If you have taken any statistics class, you should be aware of our friend the confidence interval. While confidence intervals and prediction intervals usually revolve around the same value, the two types of intervals demonstrate completely different types of information.

Prediction intervals show you the uncertainty of a prediction due to the underlying conditional distribution of the dependent variable. Confidence intervals show you the uncertainty of a prediction due to the model you are using.

That statement may be a bit confusing so we will break it down.

The first thing we need to clarify is what do most models actually predict? Obviously the answer is that it predicts the true value of the dependent variable but we will add a bit more nuance to that answer. Most models actually predict E[Y | X] or in other words, the expected value of Y conditioned on X. This might be hard to wrap your head around if you aren't too trained in statistics but in other words it means that most models predict the expected value, most likely value, of Y given your independent variables X.

So using these terms, we can better define prediction intervals and confidence intervals. Predictions intervals give you a clue on the distribution of Pr(Y | X) while confidence intervals give you the distribution of E[Y | X]. Another key difference is that as your sample size grows, your confidence interval should get smaller as your confidence in your model increases. This isn't necessarily true for prediction intervals as the distribution and uncertainty of your Y conditioned on X is not dependent on the sample size.

To finally hit this topic home, since the distinction is important, imagine that we have the data for income in Canada. A prediction interval would take into account the distribution of income and use that to construct the interval. So no matter how many more samples we take, as long as our original sample size is indicative of the population, our prediction intervals will remain mostly stable. If we constructed a model that predicted the mean of the average income, we can see that the more samples we take, the closer we are to that true value. So our confidence interval would shrink as we take more samples. Here we would say we are % confident in this interval. As we can see even though both intervals come from the same value, they portray very different values.

How To Create Confidence Intervals?

That's enough of figuring out what is a confidence interval. Let's see how we can actually construct one. Again, this list is not exhaustive.

From The Distribution

If you are aware of the distribution of your conditioned dependent variable, then this process is very straight forward. There are countless of papers out there that will let you know the simple formula you need to use if you want to create a confidence interval for a well-known distribution/model.

For example, the sample mean with known variance is normally distributed (waiving some assumptions here). So, if you want to construct a 90% confidence interval, you would take the sample mean and then add and subtract the 95% quantile of a standard normal distribution multiplied by the standard deviation over the square root of samples you have. This would be a 90% confidence interval of the true mean.

For more info on this, you can look here: https://www.statisticshowto.com/probability-and-statistics/confidence-interval/

Bootstrapping Your Model

If you are unaware of the distribution, or if your model is too complicated to extract a reliable distribution off of it, you can just bootstrap your model.

Bootstrapping is the process of taking your training set, generating new training sets from the original set by sampling with replacement, and then training new models on those new samples.
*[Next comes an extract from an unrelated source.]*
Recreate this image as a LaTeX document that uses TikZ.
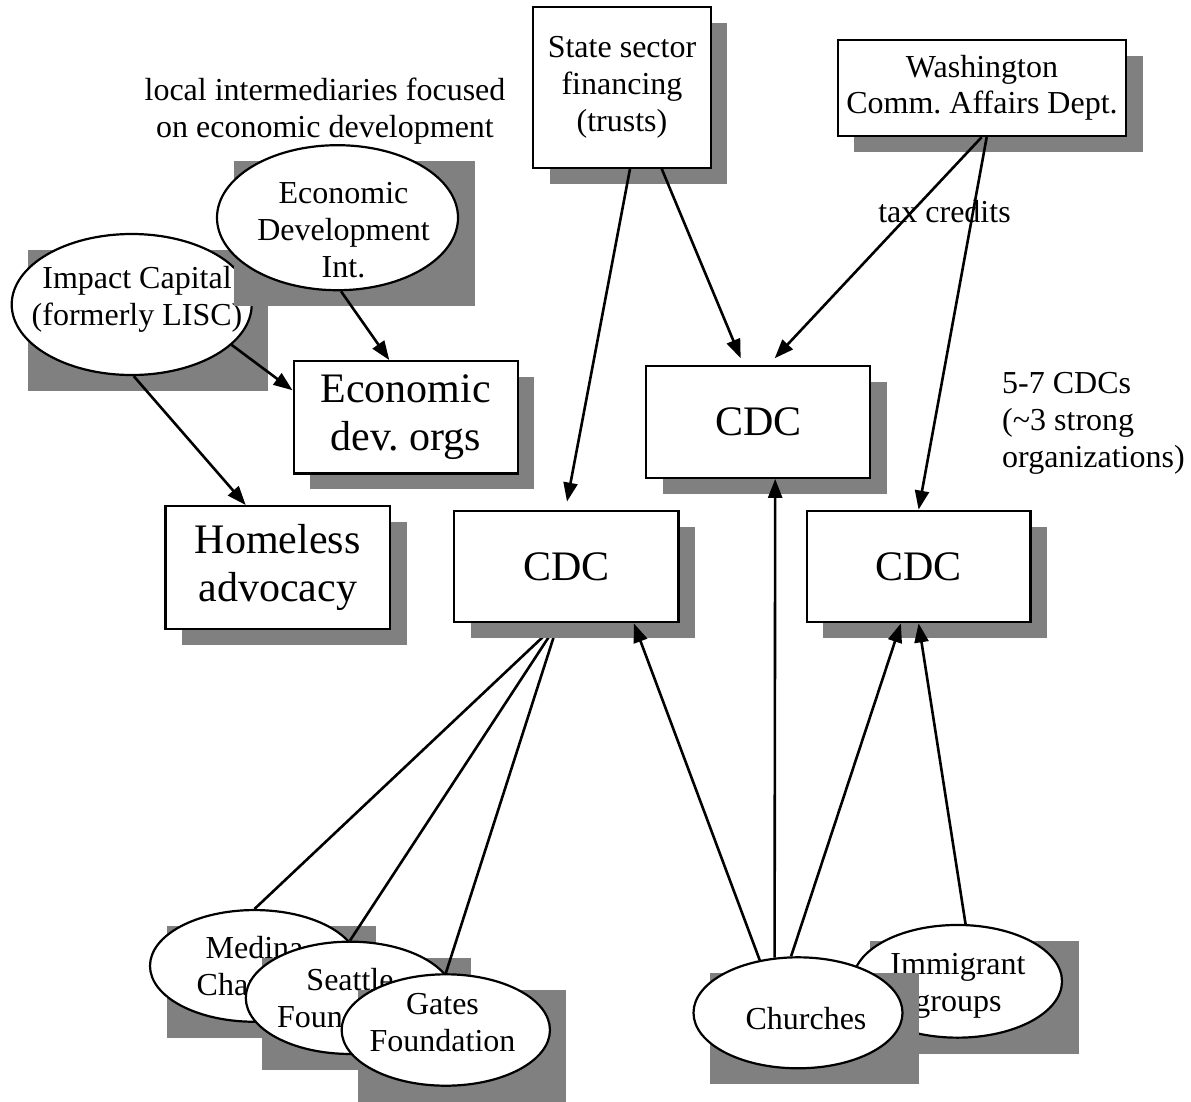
\documentclass[tikz,border=0pt]{standalone}
\usepackage{fontspec}
\setmainfont{Liberation Serif}
\usetikzlibrary{calc,arrows.meta,shapes.geometric}
\newcommand\smallfnt{\fontsize{32}{36.8}\selectfont}
\newcommand\bigfnt{\fontsize{42}{48.3}\selectfont}
\definecolor{shadowgray}{RGB}{128,128,128}
\newcommand\dropshade[4]{\fill[dropgrey] ({#1-0.5*#3+16.5},{#2-0.5*#4+16}) rectangle ++(#3,#4);}
\frenchspacing
\begin{document}
\begin{tikzpicture}[x=1pt,y=-1pt,
  dropgrey/.style={fill=shadowgray},
  box/.style={draw, line width=2.2pt, fill=white, inner sep=0pt, align=center},
  oval/.style={ellipse, draw, line width=2.2pt, fill=white, inner sep=0pt},
  txt/.style={inner sep=0pt, align=center, font=\smallfnt},
  conn/.style={line width=2.6pt, -{Triangle[length=19pt,width=14pt]}},
  link/.style={line width=2.6pt}]
\useasboundingbox (0,0) rectangle (1191,1101);

% --- top left: intermediaries
\dropshade{131.7}{304.5}{240}{141}
\node[oval, minimum width=240pt, minimum height=141pt] (impact) at (131.7,304.5) {};
\node[txt] (impacttxt) at (137,299) {Impact Capital\\(formerly LISC)};
\dropshade{337.5}{217.7}{241}{145}
\node[oval, minimum width=241pt, minimum height=145pt] (edi) at (337.5,217.7) {};
\node[txt] (editxt) at (343.5,230.3) {Economic\\Development\\Int.};
\node[txt] (localnote) at (325,111) {local intermediaries focused\\on economic development};

\dropshade{405.75}{417.25}{224.3}{112.3}
\node[box, font=\bigfnt, minimum width=224.3pt, minimum height=112.3pt] (eorg) at (405.75,417.25) {Economic\\dev. orgs};
\dropshade{277.7}{567.45}{224.6}{122.7}
\node[box, font=\bigfnt, minimum width=224.6pt, minimum height=122.7pt] (hless) at (277.7,567.45) {Homeless\\advocacy};

% --- top funders
\dropshade{622}{87.5}{177.4}{160.4}
\node[box, font=\smallfnt, minimum width=177.4pt, minimum height=160.4pt] (state) at (622,87.5) {State sector\\financing\\(trusts)};
\dropshade{982}{87.85}{288.6}{96.3}
\node[box, font=\smallfnt, minimum width=288.6pt, minimum height=96.3pt] (wash) at (982,87.85) {Washington\\Comm. Affairs Dept.};
\node[txt] (taxcred) at (944.5,211.8) {tax credits};

% --- CDCs
\dropshade{758.2}{421.9}{224.3}{111.7}
\node[box, font=\bigfnt, minimum width=224.3pt, minimum height=111.7pt] (mcdc) at (758.2,421.9) {CDC};
\dropshade{918.6}{566.5}{223.8}{111.6}
\node[box, font=\bigfnt, minimum width=223.8pt, minimum height=111.6pt] (rcdc) at (918.6,566.5) {CDC};
\node[txt, align=left, anchor=north west] (cdcnote) at (1002,372.4) {5-7 CDCs\\(\textasciitilde3 strong\\organizations)};

% --- foundations
\dropshade{254.5}{965.9}{209}{111.7}
\node[oval, minimum width=209pt, minimum height=111.7pt] (medina) at (254.5,965.9) {};
\node[txt] (medinatxt) at (254.5,965.7) {Medina\\Charities};
\dropshade{350}{997.8}{208.4}{112.3}
\node[oval, minimum width=208.4pt, minimum height=112.3pt] (seattle) at (350,997.8) {};
\node[txt] (seattletxt) at (350,998.2) {Seattle\\Foundation};
\dropshade{445.8}{1030}{208.3}{111.4}
\node[oval, minimum width=208.3pt, minimum height=111.4pt] (gates) at (445.8,1030) {};
\node[txt] (gatestxt) at (442.5,1022.7) {Gates\\Foundation};

% lines into the left CDC, their ends hidden under its shadow
\coordinate (lcdcin) at (558.4,622.3);
\draw[link] (medina.north) -- (lcdcin);
\draw[link] (seattle.north) -- (lcdcin);
\draw[link] (gates.north) -- (lcdcin);

\dropshade{566.4}{566.5}{224.2}{111.6}
\node[box, font=\bigfnt, minimum width=224.2pt, minimum height=111.6pt] (lcdc) at (566.4,566.5) {CDC};

% --- community groups
\dropshade{957.5}{981.3}{209}{112.7}
\node[oval, minimum width=209pt, minimum height=112.7pt] (immigrant) at (957.5,981.3) {};
\node[txt] (immigranttxt) at (958,985.9) {Immigrant\\groups};
\dropshade{798}{1012.8}{209}{111}
\node[oval, minimum width=209pt, minimum height=111pt] (churches) at (798,1012.8) {};
\node[txt] (churchestxt) at (806,1019) {Churches};

% --- connectors
\draw[conn] ($(state.south)+(8,0)$) -- ($(lcdc.north)+(0.6,-8)$);
\draw[conn] ($(state.south)+(39.7,0)$) -- ($(mcdc.north)+(-17.5,-6.7)$);
\draw[conn] ($(wash.south)+(-0.3,0)$) -- ($(mcdc.north)+(16.5,-6.7)$);
\draw[conn] ($(wash.south)+(4.7,0)$) -- (rcdc.north);
\draw[conn] ($(edi.south)+(3.5,0)$) -- ($(eorg.north)+(-16.5,0)$);
\draw[conn] (impact.-22) -- ($(eorg.west)+(0,-27)$);
\draw[conn] ($(impact.south)+(2,0)$) -- ($(hless.north)+(-32,0)$);
\draw[conn] (churches.126) -- ($(lcdc.south)+(67.5,0)$);
\draw[conn] (churches.113) -- ($(mcdc.south)+(17,0)$);
\draw[conn] (churches.97) -- ($(rcdc.south)+(-17.7,0)$);
\draw[conn] (immigrant.82) -- (rcdc.south);
\end{tikzpicture}
\end{document}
With those models you predict your desired value and now order those prediction from least to greatest. To get a 90% confidence interval, you take the prediction that is greater than 5% of the other model predictions as your lower bound and take the prediction that is greater than 95% of the other model predictions as your upper bound.

So, to be more precise, you can create 100 other samples from your original training set by sampling with replacement, train 100 different models on each of the samples, use each model to predict your desired value, order the predictions from least to greatest, then take the 5th and 95th prediction as your lower and upper bound respectively for your 90% confidence interval.
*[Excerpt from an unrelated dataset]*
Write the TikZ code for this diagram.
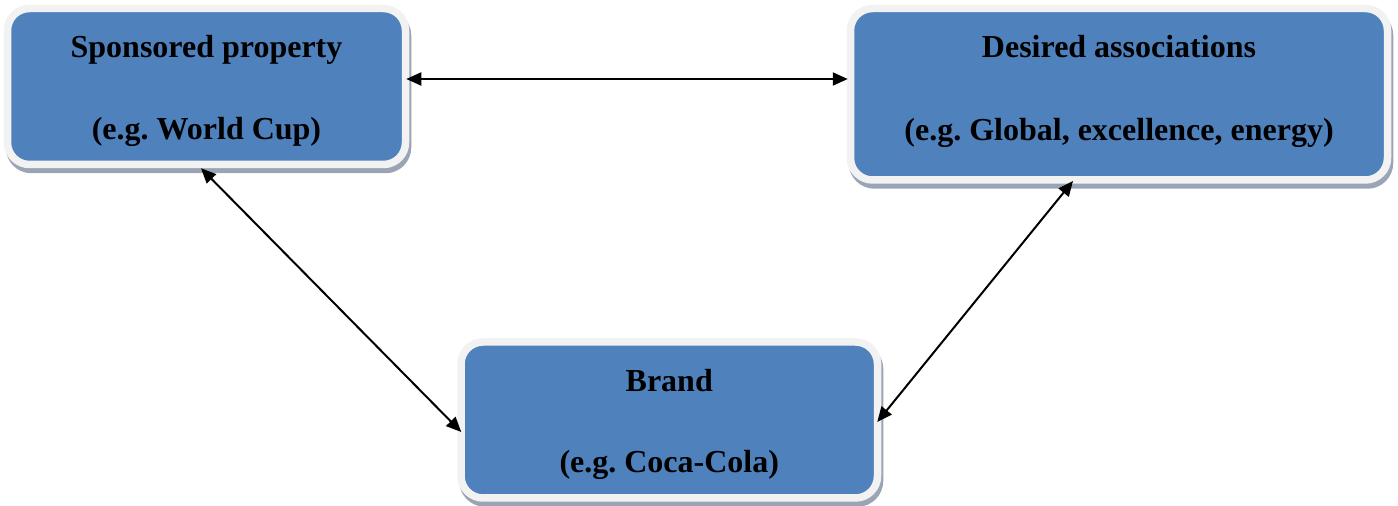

The benefit of this method is that you can do this with any model. It is computationally expensive though, as you are training multiple different models but luckily that process can be done with some parallelization. The main assumption you have to make with this process is believe that your model is correct. If you are completely incorrect in your construction of the model (potentially due to some model assumption violations) then your confidence interval will be pointless. Also lastly, you must always ALWAYS say that you are % confident with the interval. Never say that the probability of the true value being in the interval is 90%. If you were in a statistics class, you would be heavily penalized for such statement. Trust me, I have lived through that pain.

For more info on this, you can look here: https://moderndive.com/8-confidence-intervals.html

Tolerance Interval

Last but not least, we have the tolerance interval. In my experience these types of intervals are rarely used but can be very powerful. They combine the two main ideas of prediction intervals and confidence intervals.

Effectively, tolerance intervals are prediction intervals with an amount of confidence behind them. So to construct a confidence interval you need to specify your desired proportion of the population you want to capture and then your confidence level. This is really useful when you really need to be certain that your interval captures a proportion of your data's distribution. For example, if it's really important that you can capture the 95% quantile, you can improve your prediction with some confidence by creating a tolerance interval.

To create a simple tolerance interval, you can combine one of your methods of creating a prediction interval with a method of creating a confidence interval.

For more information you can look here: https://support.minitab.com/en-us/minitab/18/help-and-how-to/quality-and-process-improvement/quality-tools/supporting-topics/tolerance-interval-basics/

Intervals in general

There are many different types of intervals that aren't listed here. For example, a famous way to generate intervals for a forecast is with the use of George Brownian Motion so make sure you choose your type of interval carefully.

So those are the main 3 types of intervals I have come across. I hope this article was helpful as a jumping point to do research into what kind of interval you are looking to create! At the very least, I found it difficult to find information on the topic without knowing what to Google.